Wednesday, March 19, 2014

The Counselor (2013) *







Directed by:  Ridley Scott

Starring:  Michael Fassbender, Brad Pitt, Penelope Cruz, Cameron Diaz, Javier Bardem, Rosie Perez

The plot:   An attorney becomes part of a drug deal that goes wrong and finds himself hunted by the people involved.

The Counselor is a waste of an A-list cast and a master director on a Z-grade film.     The actors are saddled with long, Deep speeches about life and death.     There are no characters, good or bad, (although most are bad) that we care about.    The screenwriter is Cormac McCarthy, whose novel No Country For Old Men was adapted by the Coen brothers into a great film.      If The Counselor is any indication of his screenwriting ability, he should stick to novels.

In terms of plot and excitement, The Counselor is a dead zone.     The protagonist is The Counselor (Fassbender), who is referred to as "Counselor" and doesn't seem to have a first name.     His wife (Cruz) doesn't even refer to him by whatever his first name is.     It's tough to see what his motivation is for entering into a drug deal with a Mexican cartel.    He seems to earn enough money to afford to buy his wife a 3.9 karat diamond ring.    (Or does he need the money to pay for it?)     My advice to The Counselor would be to buy something cheaper so you don't have to get in bed with a ruthless Mexican drug cartel.
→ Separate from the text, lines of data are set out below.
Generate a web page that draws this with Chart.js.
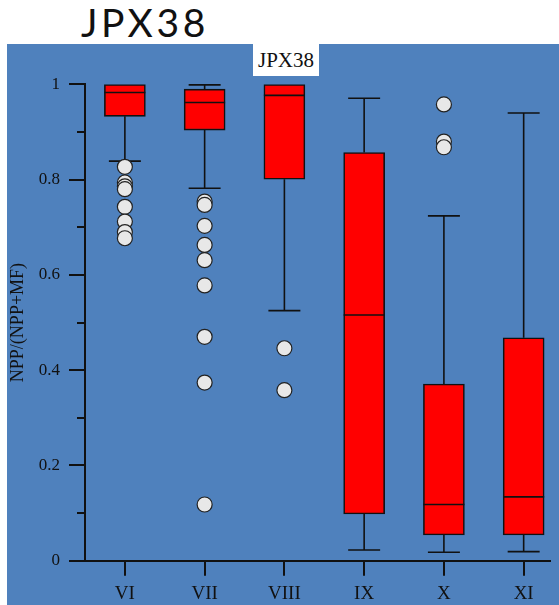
<!DOCTYPE html>
<html>
<head>
<meta charset="utf-8">
<script src="https://cdn.jsdelivr.net/npm/chart.js@4/dist/chart.umd.min.js"></script>
<style>
  html, body { margin: 0; padding: 0; background: #ffffff; }
  #page { position: relative; width: 559px; height: 605px; overflow: hidden; background: #ffffff; }
  #heading {
    position: absolute; left: 81px; top: 3px;
    font: 400 39px Lato, "Open Sans", sans-serif; line-height: 39px;
    letter-spacing: 3.6px;
    color: #111; white-space: nowrap;
  }
  #panel { position: absolute; left: 7px; top: 44px; width: 552px; height: 561px; background: #4f81bd; }
  #tag {
    position: absolute; left: 253px; top: 44px; width: 66px; height: 32px;
    background: #ffffff; color: #111; text-align: center;
    font: 21px "Liberation Serif", "Times New Roman", serif; line-height: 32px;
  }
</style>
</head>
<body>
<div id="page">
  <div id="heading">JPX38</div>
  <div id="panel"><canvas id="chart" width="552" height="561"></canvas></div>
  <div id="tag">JPX38</div>
</div>
<script>
// Months (roman numerals) along the x axis
const categories = ['VI', 'VII', 'VIII', 'IX', 'X', 'XI'];

// Five-number summaries per month
const whiskerLow  = [0.839, 0.782, 0.525, 0.0225, 0.0176, 0.019];
const q1          = [0.933, 0.904, 0.801, 0.098, 0.054, 0.054];
const median      = [0.983, 0.962, 0.977, 0.516, 0.118, 0.134];
const q3          = [1.000, 0.990, 1.000, 0.857, 0.371, 0.468];
const whiskerHigh = [1.000, 0.999, 1.000, 0.971, 0.724, 0.940];

// Outlying observations per month
const outliersVI   = [0.827, 0.794, 0.786, 0.780, 0.743, 0.712, 0.690, 0.677];
const outliersVII  = [0.754, 0.747, 0.703, 0.663, 0.631, 0.578, 0.470, 0.374, 0.118];
const outliersVIII = [0.446, 0.358];
const outliersIX   = [];
const outliersX    = [0.958, 0.880, 0.868];
const outliersXI   = [];

// Axis ticks
const yMajorTicks = [0, 0.2, 0.4, 0.6, 0.8, 1];
const yMinorTicks = [0.1, 0.3, 0.5, 0.7, 0.9];
const yTickLabels = ['0', '0.2', '0.4', '0.6', '0.8', '1'];

const outlierGroups = [outliersVI, outliersVII, outliersVIII, outliersIX, outliersX, outliersXI];

const boxData = categories.map((c, i) => ({ x: i, y: [q1[i], q3[i]] }));
const outlierData = [];
outlierGroups.forEach((group, i) => group.forEach(v => outlierData.push({ x: i, y: v })));

const INK = '#111111';

// Whiskers, caps, medians and minor ticks, placed through the chart scales
const boxParts = {
  id: 'boxParts',
  beforeDatasetsDraw(chart) {
    const { ctx, scales: { x, y } } = chart;
    const bars = chart.getDatasetMeta(0).data;
    ctx.save();
    ctx.strokeStyle = INK;
    ctx.lineWidth = 1.6;
    categories.forEach((c, i) => {
      const cx = x.getPixelForValue(i);
      const capHalf = bars[i].width * 0.39;
      const segs = [];
      if (whiskerLow[i] < q1[i]) segs.push([q1[i], whiskerLow[i]]);
      if (whiskerHigh[i] > q3[i]) segs.push([q3[i], whiskerHigh[i]]);
      segs.forEach(([from, to]) => {
        const y0 = y.getPixelForValue(from), y1 = y.getPixelForValue(to);
        ctx.beginPath();
        ctx.moveTo(cx, y0); ctx.lineTo(cx, y1);
        ctx.moveTo(cx - capHalf, y1); ctx.lineTo(cx + capHalf, y1);
        ctx.stroke();
      });
    });
    ctx.restore();
  },
  afterDatasetDraw(chart, args) {
    if (args.index !== 0) return;
    const { ctx, scales: { y } } = chart;
    ctx.save();
    ctx.strokeStyle = INK;
    ctx.lineWidth = 1.6;
    args.meta.data.forEach((bar, i) => {
      const my = y.getPixelForValue(median[i]);
      ctx.beginPath();
      ctx.moveTo(bar.x - bar.width / 2, my);
      ctx.lineTo(bar.x + bar.width / 2, my);
      ctx.stroke();
    });
    ctx.restore();
  },
  afterDraw(chart) {
    const { ctx, chartArea, scales: { y } } = chart;
    ctx.save();
    ctx.strokeStyle = INK;
    ctx.lineWidth = 2;
    yMinorTicks.forEach(v => {
      const py = Math.round(y.getPixelForValue(v));
      ctx.beginPath();
      ctx.moveTo(chartArea.left - 8, py);
      ctx.lineTo(chartArea.left, py);
      ctx.stroke();
    });
    ctx.restore();
  }
};

new Chart(document.getElementById('chart'), {
  type: 'bar',
  data: {
    datasets: [
      {
        type: 'bar',
        data: boxData,
        backgroundColor: '#ff0000',
        borderColor: INK,
        borderWidth: 1.6,
        borderSkipped: false,
        barThickness: 41,
        order: 1
      },
      {
        type: 'scatter',
        data: outlierData,
        pointRadius: 7.5,
        pointBackgroundColor: '#e8e8e8',
        pointBorderColor: '#222222',
        pointBorderWidth: 1.2,
        showLine: false,
        order: 0
      }
    ]
  },
  options: {
    responsive: false,
    animation: false,
    layout: { padding: { top: 40.4, right: 0, left: 0, bottom: 0 } },
    plugins: { legend: { display: false }, tooltip: { enabled: false }, title: { display: false } },
    scales: {
      x: {
        type: 'linear',
        offset: false,
        min: -0.5,
        max: 5.334,
        afterBuildTicks(scale) { scale.ticks = categories.map((c, i) => ({ value: i })); },
        afterFit(scale) { scale.height = 44.3; },
        grid: { display: true, offset: false, drawOnChartArea: false, drawTicks: true, tickLength: 15, color: INK, lineWidth: 2 },
        border: { display: true, color: INK, width: 2 },
        ticks: {
          padding: 7,
          color: INK,
          font: { family: '"Liberation Serif", "Times New Roman", serif', size: 19 },
          callback: (v) => categories[Math.round(v)] ?? ''
        }
      },
      y: {
        type: 'linear',
        min: 0,
        max: 1,
        afterBuildTicks(scale) { scale.ticks = yMajorTicks.map(v => ({ value: v })); },
        afterFit(scale) { scale.width = 78; },
        grid: { display: true, drawOnChartArea: false, drawTicks: true, tickLength: 16, color: INK, lineWidth: 2 },
        border: { display: true, color: INK, width: 2 },
        ticks: {
          padding: 9,
          color: INK,
          font: { family: '"Liberation Serif", "Times New Roman", serif', size: 17 },
          callback: (v) => yTickLabels[yMajorTicks.findIndex(t => Math.abs(t - v) < 1e-9)] ?? ''
        },
        title: {
          display: true,
          text: 'NPP/(NPP+MF)',
          color: INK,
          padding: { top: 0, bottom: 0 },
          font: { family: '"Liberation Serif", "Times New Roman", serif', size: 18 }
        }
      }
    }
  },
  plugins: [boxParts]
});
</script>
</body>
</html>
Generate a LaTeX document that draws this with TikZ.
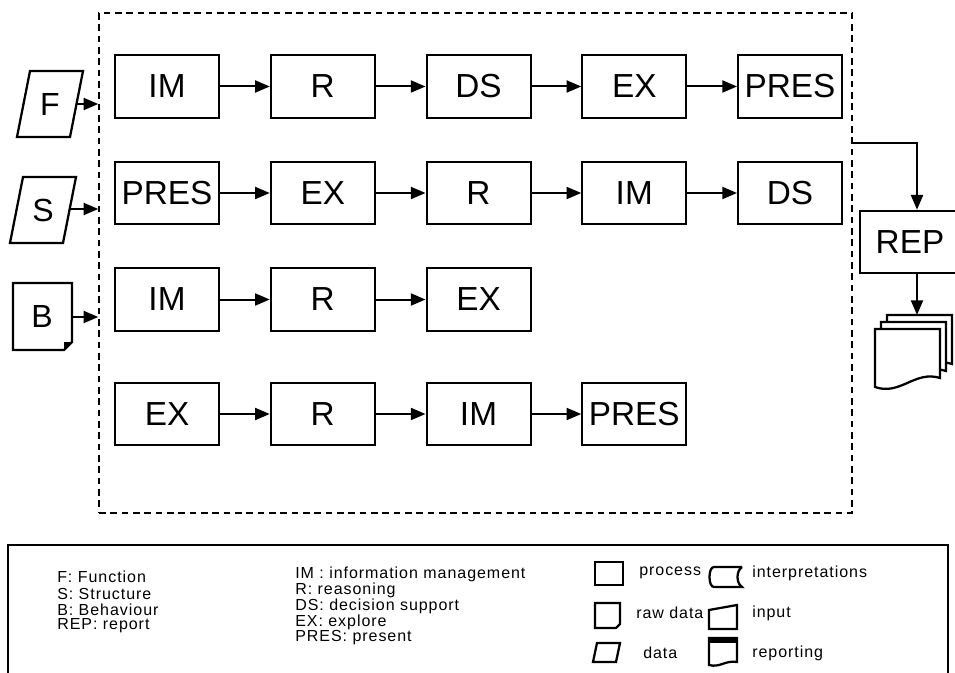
\documentclass[tikz,border=0pt]{standalone}
\usepackage{fontspec}
\setmainfont{Liberation Sans}
\newfontfamily\legfont[LetterSpace=6]{Liberation Sans}
\usetikzlibrary{arrows.meta,positioning,calc}

\tikzset{
  procbox/.style={draw,line width=1.5pt,minimum width=78pt,minimum height=47pt,inner sep=0pt,font=\fontsize{25}{28}\selectfont},
  inlabel/.style={inner sep=0pt,font=\fontsize{24}{26}\selectfont},
  flowarrow/.style={-{Triangle[length=11pt,width=9pt]},line width=1.5pt},
  shapeline/.style={line width=1.7pt,line join=miter},
  legtext/.style={anchor=west,inner sep=0pt,font=\legfont\fontsize{12}{13}\selectfont},
}

\begin{document}
\begin{tikzpicture}[x=0.75pt,y=-0.75pt]
  \useasboundingbox (0,0) rectangle (955,673);
  % dashed frame round the chains
  \node[draw,dash pattern=on 5pt off 3.5pt,line width=1.1pt,minimum width=564.75pt,minimum height=375pt,inner sep=0pt] (frame) at (475.5,263) {};

  % chains of steps
  \foreach \lab [count=\i] in {IM,R,DS,EX,PRES}
    \node[procbox] (a\i) at ({167+155.75*(\i-1)},86.5) {\lab};
  \foreach \lab [count=\i] in {PRES,EX,R,IM,DS}
    \node[procbox] (b\i) at ({167+155.75*(\i-1)},193) {\lab};
  \foreach \lab [count=\i] in {IM,R,EX}
    \node[procbox] (c\i) at ({167+155.75*(\i-1)},299.5) {\lab};
  \foreach \lab [count=\i] in {EX,R,IM,PRES}
    \node[procbox] (d\i) at ({167+155.75*(\i-1)},414) {\lab};

  \foreach \i/\j in {1/2,2/3,3/4,4/5} {
    \draw[flowarrow] (a\i) -- (a\j);
    \draw[flowarrow] (b\i) -- (b\j);
  }
  \foreach \i/\j in {1/2,2/3} \draw[flowarrow] (c\i) -- (c\j);
  \foreach \i/\j in {1/2,2/3,3/4} \draw[flowarrow] (d\i) -- (d\j);

  % inputs F, S, B
  \draw[shapeline] (30,71) -- (83,71) -- (70,137) -- (17,137) -- cycle;
  \node[inlabel] (F) at (50,104) {F};
  \coordinate (fout) at (76.5,104);
  \draw[shapeline] (23,177) -- (76,177) -- (63,243) -- (10,243) -- cycle;
  \node[inlabel] (S) at (43,210) {S};
  \coordinate (sout) at (69.5,209);
  \draw[shapeline] (13,283) -- (72,283) -- (72,342) -- (64,350) -- (13,350) -- cycle;
  \fill (64,350) -- (72,342) -- (64,342) -- cycle;
  \node[inlabel] (B) at (42,316) {B};
  \coordinate (bout) at (72,317);

  \draw[flowarrow] (fout) -- (fout -| frame.west);
  \draw[flowarrow] (sout) -- (sout -| frame.west);
  \draw[flowarrow] (bout) -- (bout -| frame.west);

  % report and documents
  \node[procbox,minimum width=75pt] (REP) at (910,242) {REP};
  \coordinate (tap) at (852,143);
  \coordinate (docs) at (917,315);
  \draw[flowarrow] (tap) -| ([xshift=5.25pt]REP.north);
  \draw[flowarrow] (REP.south -| docs) -- (docs);
  \foreach \dx/\dy in {12/-14,6/-7,0/0}
    \draw[shapeline,fill=white,shift={(\dx,\dy)}] (875,329) -- (940,329) -- (940,378)
      .. controls (915,370) and (900,396) .. (875,387) -- cycle;

  % legend
  \draw[line width=2pt] (8,680) -- (8,545) -- (948,545) -- (948,680);
  \node[legtext] (lf) at (57,577) {F: Function};
  \node[legtext] (ls) at (57,594) {S: Structure};
  \node[legtext] (lb) at (57,610) {B: Behaviour};
  \node[legtext] (lrep) at (57,626) {REP: report};
  \node[legtext] (lim) at (295,574) {IM : information management};
  \node[legtext] (lr) at (295,590) {R: reasoning};
  \node[legtext] (lds) at (295,606) {DS: decision support};
  \node[legtext] (lex) at (295,622) {EX: explore};
  \node[legtext] (lpres) at (295,638) {PRES: present};

  \draw[shapeline] (595,562) rectangle (623,585);
  \node[legtext] (lproc) at (639,573) {process};
  \draw[shapeline] (742,567) -- (714,567) .. controls (708,567) and (708,587) .. (714,587) -- (742,587)
    .. controls (736,583) and (736,571) .. (742,567);
  \node[legtext] (linterp) at (752,573) {interpretations};
  \draw[shapeline] (595,603) -- (620,603) -- (620,624) -- (616,628) -- (595,628) -- cycle;
  \node[legtext] (lraw) at (636,613) {raw data};
  \draw[shapeline] (709,610) -- (737,605) -- (737,629) -- (709,629) -- cycle;
  \node[legtext] (linput) at (752,613) {input};
  \draw[shapeline] (597,643) -- (620,643) -- (616,662) -- (593,662) -- cycle;
  \node[legtext] (ldata) at (643,653) {data};
  \draw[shapeline] (709,638) -- (737,638) -- (737,662) .. controls (725,660) and (720,668) .. (709,665) -- cycle;
  \fill (709,638) rectangle (737,643);
  \node[legtext] (lrepo) at (752,653) {reporting};
\end{tikzpicture}
\end{document}
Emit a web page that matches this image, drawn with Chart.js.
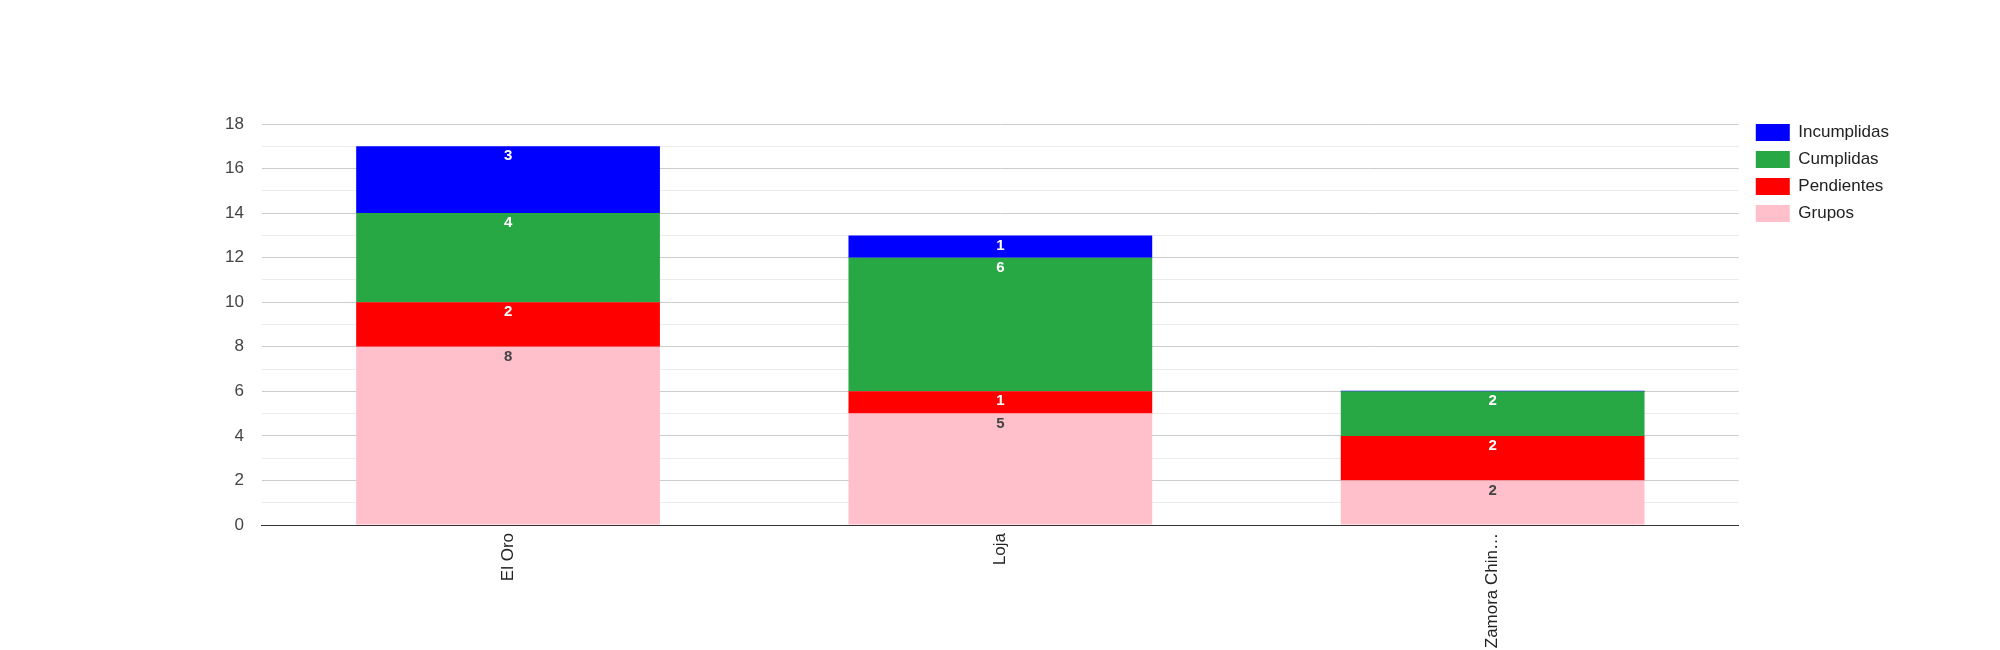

But get in bed he does, and soon enough, a courier hiding a $20 million stash in his motorcycle helmet is beheaded and the money stolen.     Because the courier's mother is a client, The Counselor is being held responsible for the money and becomes a target.     The Counselor soon realizes that the cartel is immune to reasoning.      The whole business of how the courier ends his life without a head is something Wile E. Coyote would dream up in order to snare the Road Runner.     Get this:   A guy stretches a thin, sharp wire across a deserted highway.     When the motorcyclist speeds by, off goes the head.     How did they know the courier would be taking that road?    If a truck or another vehicle came by, did the guy have to set the whole thing up again?     How many times did this hapeen?   I would've preferred a scene where the guy, setting up the wire after an 18-wheeler ran through it, is run over by the speeding motorcyclist.    

Fassbender doesn't create a protagonist we have any feeling for one way or the other.    Brad Pitt shows up as a shadowy figure who warns Fassbender about entering into a deal with the cartel.     It is not especially clear what his function is.    Cruz is barely onscreen enough to care about her if and when she goes missing.     Javier Bardem recites painful dialogue while sporting a hairdo that looks like he stuck his wet finger in an electrical outlet.     And he thought his hairdo in No Country For Old Men was bad.    Cameron Diaz seems to be trying her best to have fun with such absurd material, but she too is saddled with dialogue like, "Truth has no temperature," which brings unintentional laughs.    

Who knows?  Maybe "Truth has no temperature" was kicked around as a tagline for the movie poster.    I sincerely hope not.     But The Counselor doesn't want to be a simple thriller.    It wants to be Deep and Meaningful, thus having drug kingpins telling stories about grief, loss, and misery to others.     It's goals are loftier, but that doesn't make the film any better.     I sometimes say that mindless action thrillers shouldn't be so mindless.     I suppose with The Counselor I get exactly what I deserve.